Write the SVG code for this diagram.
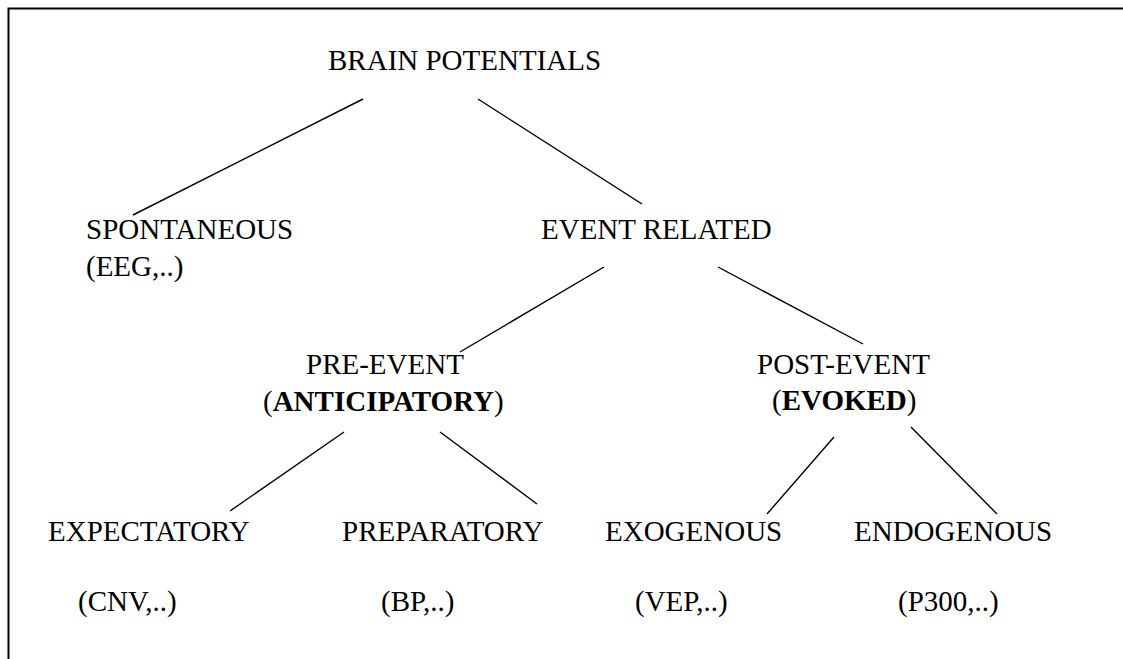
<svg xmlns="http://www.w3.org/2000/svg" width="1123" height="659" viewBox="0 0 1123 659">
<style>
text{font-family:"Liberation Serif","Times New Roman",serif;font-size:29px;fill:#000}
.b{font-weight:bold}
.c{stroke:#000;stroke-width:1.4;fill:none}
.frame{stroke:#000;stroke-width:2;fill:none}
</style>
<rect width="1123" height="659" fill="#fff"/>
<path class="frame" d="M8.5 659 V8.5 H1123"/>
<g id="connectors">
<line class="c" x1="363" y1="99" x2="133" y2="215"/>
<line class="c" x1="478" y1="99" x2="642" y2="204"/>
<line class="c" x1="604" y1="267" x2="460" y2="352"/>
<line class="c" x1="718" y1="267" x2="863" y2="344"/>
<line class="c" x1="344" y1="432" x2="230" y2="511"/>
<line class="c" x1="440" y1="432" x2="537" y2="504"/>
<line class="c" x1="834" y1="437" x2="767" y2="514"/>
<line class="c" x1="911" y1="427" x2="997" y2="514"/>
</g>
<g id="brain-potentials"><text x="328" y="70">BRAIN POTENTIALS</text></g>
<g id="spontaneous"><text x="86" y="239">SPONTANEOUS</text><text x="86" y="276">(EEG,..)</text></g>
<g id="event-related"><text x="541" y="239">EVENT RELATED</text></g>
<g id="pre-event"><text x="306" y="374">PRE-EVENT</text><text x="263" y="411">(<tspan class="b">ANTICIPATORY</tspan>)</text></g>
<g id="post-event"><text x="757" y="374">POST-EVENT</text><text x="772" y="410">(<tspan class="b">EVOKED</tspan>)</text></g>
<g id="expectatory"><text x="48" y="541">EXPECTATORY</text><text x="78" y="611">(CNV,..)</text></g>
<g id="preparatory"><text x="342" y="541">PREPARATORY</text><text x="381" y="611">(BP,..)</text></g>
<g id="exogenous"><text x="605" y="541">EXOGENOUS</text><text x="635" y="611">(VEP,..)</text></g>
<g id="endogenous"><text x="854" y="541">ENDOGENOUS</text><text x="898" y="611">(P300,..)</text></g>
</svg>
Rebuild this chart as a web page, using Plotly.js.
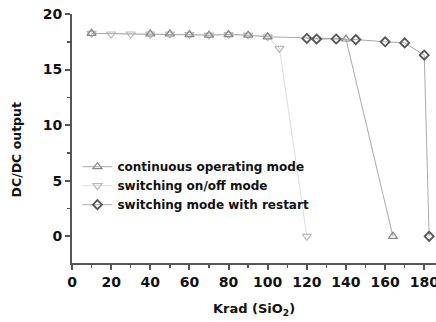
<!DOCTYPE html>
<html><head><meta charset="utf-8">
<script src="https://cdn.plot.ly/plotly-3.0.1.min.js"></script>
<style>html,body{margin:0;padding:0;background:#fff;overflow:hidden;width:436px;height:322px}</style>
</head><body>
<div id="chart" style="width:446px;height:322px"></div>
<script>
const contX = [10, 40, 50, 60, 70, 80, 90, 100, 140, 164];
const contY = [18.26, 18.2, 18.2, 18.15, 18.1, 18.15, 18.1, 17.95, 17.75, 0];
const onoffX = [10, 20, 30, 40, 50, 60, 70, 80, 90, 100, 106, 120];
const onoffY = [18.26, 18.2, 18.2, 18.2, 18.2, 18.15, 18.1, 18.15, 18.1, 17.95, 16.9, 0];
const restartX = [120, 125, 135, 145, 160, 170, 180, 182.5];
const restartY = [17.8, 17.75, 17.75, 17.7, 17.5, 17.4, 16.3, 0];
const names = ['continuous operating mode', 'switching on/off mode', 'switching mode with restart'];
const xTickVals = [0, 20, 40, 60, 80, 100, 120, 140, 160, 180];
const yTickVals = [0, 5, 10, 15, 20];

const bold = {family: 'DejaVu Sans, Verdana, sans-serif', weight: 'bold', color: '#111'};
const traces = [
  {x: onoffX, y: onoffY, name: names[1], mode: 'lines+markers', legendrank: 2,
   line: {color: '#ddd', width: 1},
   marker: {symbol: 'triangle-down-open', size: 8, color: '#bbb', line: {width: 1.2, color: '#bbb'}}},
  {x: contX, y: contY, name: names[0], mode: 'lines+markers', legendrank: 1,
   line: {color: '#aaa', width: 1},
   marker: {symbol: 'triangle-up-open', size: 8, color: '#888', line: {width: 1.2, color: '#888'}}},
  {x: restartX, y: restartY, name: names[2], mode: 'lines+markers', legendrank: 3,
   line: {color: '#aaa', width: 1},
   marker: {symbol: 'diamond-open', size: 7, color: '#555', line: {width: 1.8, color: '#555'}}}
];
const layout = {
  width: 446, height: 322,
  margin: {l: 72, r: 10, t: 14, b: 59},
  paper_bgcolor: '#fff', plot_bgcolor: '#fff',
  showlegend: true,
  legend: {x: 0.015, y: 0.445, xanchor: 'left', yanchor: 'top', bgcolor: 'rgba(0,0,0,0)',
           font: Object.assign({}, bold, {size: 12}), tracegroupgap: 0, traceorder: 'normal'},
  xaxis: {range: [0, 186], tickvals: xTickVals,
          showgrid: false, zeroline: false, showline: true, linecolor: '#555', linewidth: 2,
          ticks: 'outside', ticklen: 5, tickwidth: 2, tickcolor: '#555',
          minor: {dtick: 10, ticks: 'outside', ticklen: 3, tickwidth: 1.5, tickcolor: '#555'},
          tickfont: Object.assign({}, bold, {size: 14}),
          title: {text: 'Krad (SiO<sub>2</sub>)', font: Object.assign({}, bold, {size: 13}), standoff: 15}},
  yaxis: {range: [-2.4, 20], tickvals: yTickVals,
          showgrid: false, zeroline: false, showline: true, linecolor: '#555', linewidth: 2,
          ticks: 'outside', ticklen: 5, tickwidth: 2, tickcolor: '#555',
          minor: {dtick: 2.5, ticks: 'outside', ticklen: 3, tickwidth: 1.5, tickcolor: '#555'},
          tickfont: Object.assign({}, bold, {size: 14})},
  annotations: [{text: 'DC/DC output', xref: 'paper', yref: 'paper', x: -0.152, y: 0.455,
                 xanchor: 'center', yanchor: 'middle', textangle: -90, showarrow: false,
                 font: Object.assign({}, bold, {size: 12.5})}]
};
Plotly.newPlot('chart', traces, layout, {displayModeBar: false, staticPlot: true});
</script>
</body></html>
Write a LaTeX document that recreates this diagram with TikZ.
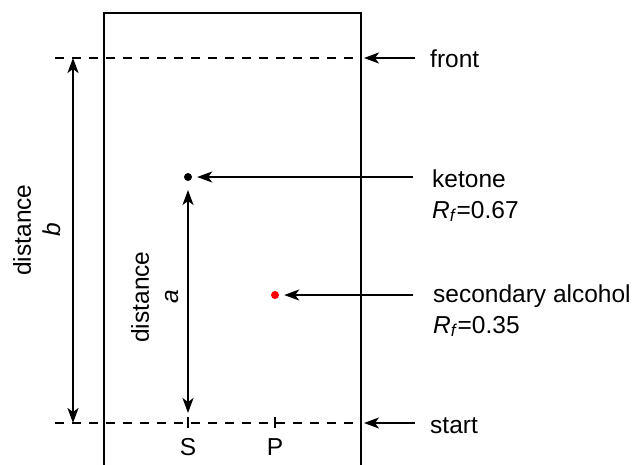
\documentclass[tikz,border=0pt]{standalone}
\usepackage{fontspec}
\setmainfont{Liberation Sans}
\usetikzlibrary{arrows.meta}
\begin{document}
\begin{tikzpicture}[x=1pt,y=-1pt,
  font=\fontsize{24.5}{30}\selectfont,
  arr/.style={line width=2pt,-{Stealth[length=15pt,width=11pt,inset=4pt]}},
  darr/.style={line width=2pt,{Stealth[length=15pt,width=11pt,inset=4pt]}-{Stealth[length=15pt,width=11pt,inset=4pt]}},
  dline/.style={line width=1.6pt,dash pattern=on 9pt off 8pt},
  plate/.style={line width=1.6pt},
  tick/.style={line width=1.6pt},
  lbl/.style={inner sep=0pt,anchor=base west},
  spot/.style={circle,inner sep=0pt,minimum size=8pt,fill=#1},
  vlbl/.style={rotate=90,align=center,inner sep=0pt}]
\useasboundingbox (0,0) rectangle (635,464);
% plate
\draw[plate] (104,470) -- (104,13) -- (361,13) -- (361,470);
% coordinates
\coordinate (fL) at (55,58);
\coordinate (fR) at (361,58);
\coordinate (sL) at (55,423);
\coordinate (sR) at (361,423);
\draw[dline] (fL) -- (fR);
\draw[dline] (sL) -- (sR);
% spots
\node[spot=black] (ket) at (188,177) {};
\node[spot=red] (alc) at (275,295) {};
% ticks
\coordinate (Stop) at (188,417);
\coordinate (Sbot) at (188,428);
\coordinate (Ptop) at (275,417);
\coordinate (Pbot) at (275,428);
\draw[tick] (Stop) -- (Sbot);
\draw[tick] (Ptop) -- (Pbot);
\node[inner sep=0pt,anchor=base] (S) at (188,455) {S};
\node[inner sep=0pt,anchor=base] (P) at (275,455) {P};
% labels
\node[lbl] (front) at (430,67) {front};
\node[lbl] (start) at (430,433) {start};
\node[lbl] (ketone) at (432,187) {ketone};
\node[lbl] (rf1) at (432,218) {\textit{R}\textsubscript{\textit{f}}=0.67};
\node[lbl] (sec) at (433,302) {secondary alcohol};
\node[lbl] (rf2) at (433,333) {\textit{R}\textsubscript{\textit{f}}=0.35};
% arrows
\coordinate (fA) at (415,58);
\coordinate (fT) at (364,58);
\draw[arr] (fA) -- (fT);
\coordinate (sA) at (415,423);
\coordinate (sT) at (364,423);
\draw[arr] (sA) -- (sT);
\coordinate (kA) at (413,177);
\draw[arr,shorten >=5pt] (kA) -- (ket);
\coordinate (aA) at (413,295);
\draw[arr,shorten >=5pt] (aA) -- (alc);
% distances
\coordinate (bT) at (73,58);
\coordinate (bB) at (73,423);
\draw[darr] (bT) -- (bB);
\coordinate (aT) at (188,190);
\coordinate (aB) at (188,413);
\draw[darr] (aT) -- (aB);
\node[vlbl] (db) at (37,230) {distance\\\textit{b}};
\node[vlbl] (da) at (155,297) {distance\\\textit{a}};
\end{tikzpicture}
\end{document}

——————

> **The problem**: Using the entries above, extract exactly the lines from the one that contains "Rebuild this chart" through the one that contains "const yTickVals = [0, 5, 10, 15, 20];". Do not carry over any pictures.

> **Solution**:
Rebuild this chart as a web page, using Plotly.js.
<!DOCTYPE html>
<html><head><meta charset="utf-8">
<script src="https://cdn.plot.ly/plotly-3.0.1.min.js"></script>
<style>html,body{margin:0;padding:0;background:#fff;overflow:hidden;width:436px;height:322px}</style>
</head><body>
<div id="chart" style="width:446px;height:322px"></div>
<script>
const contX = [10, 40, 50, 60, 70, 80, 90, 100, 140, 164];
const contY = [18.26, 18.2, 18.2, 18.15, 18.1, 18.15, 18.1, 17.95, 17.75, 0];
const onoffX = [10, 20, 30, 40, 50, 60, 70, 80, 90, 100, 106, 120];
const onoffY = [18.26, 18.2, 18.2, 18.2, 18.2, 18.15, 18.1, 18.15, 18.1, 17.95, 16.9, 0];
const restartX = [120, 125, 135, 145, 160, 170, 180, 182.5];
const restartY = [17.8, 17.75, 17.75, 17.7, 17.5, 17.4, 16.3, 0];
const names = ['continuous operating mode', 'switching on/off mode', 'switching mode with restart'];
const xTickVals = [0, 20, 40, 60, 80, 100, 120, 140, 160, 180];
const yTickVals = [0, 5, 10, 15, 20];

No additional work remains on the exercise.